Aaron Tucker is the author of the forthcoming novel Y: Oppenheimer, Horseman of Los Alamos (Coach House Books) as well as two books of poetry, Irresponsible Mediums: The Chess Games of Marcel Duchamp (Bookthug Press) and punchlines (Mansfield Press), and two scholarly cinema studies monographs, Virtual Weaponry: The Militarized Internet in Hollywood War Films and Interfacing with the Internet in Popular Cinema (both published by Palgrave Macmillan).

His current collaborative project, Loss Sets, translates poems into sculptures which are then 3D printed (http://aarontucker.ca/3-d-poems/); he is also the co-creator of The ChessBard, an app that transforms chess games into poems (http://chesspoetry.com).

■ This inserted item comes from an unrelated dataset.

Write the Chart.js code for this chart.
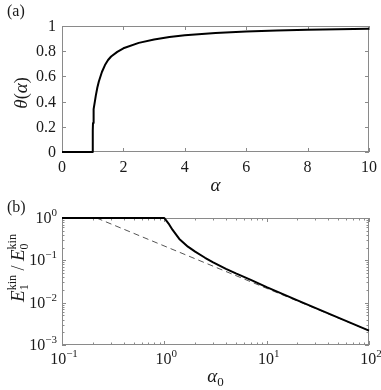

An earlier version of punchlines was released by above/ground in the summer of 2013. His poetic works and reviews have been published across Canada. His previous chapbook, apartments, was shortlisted for the 2010 bpNichol Chapbook award.

Currently, he is an uninvited guest on the Dish with One Spoon Territory, where he is a lecturer in the English department at Ryerson University (Toronto), teaching creative and academic writing. You can reach him atucker[at]ryerson[dot]ca

Tucker is the author of three above/ground press chapbooks, including the aforementioned apartments, section three (2010), punchlines (2013) and the forthcoming Catalogue d’Oiseaux (2018).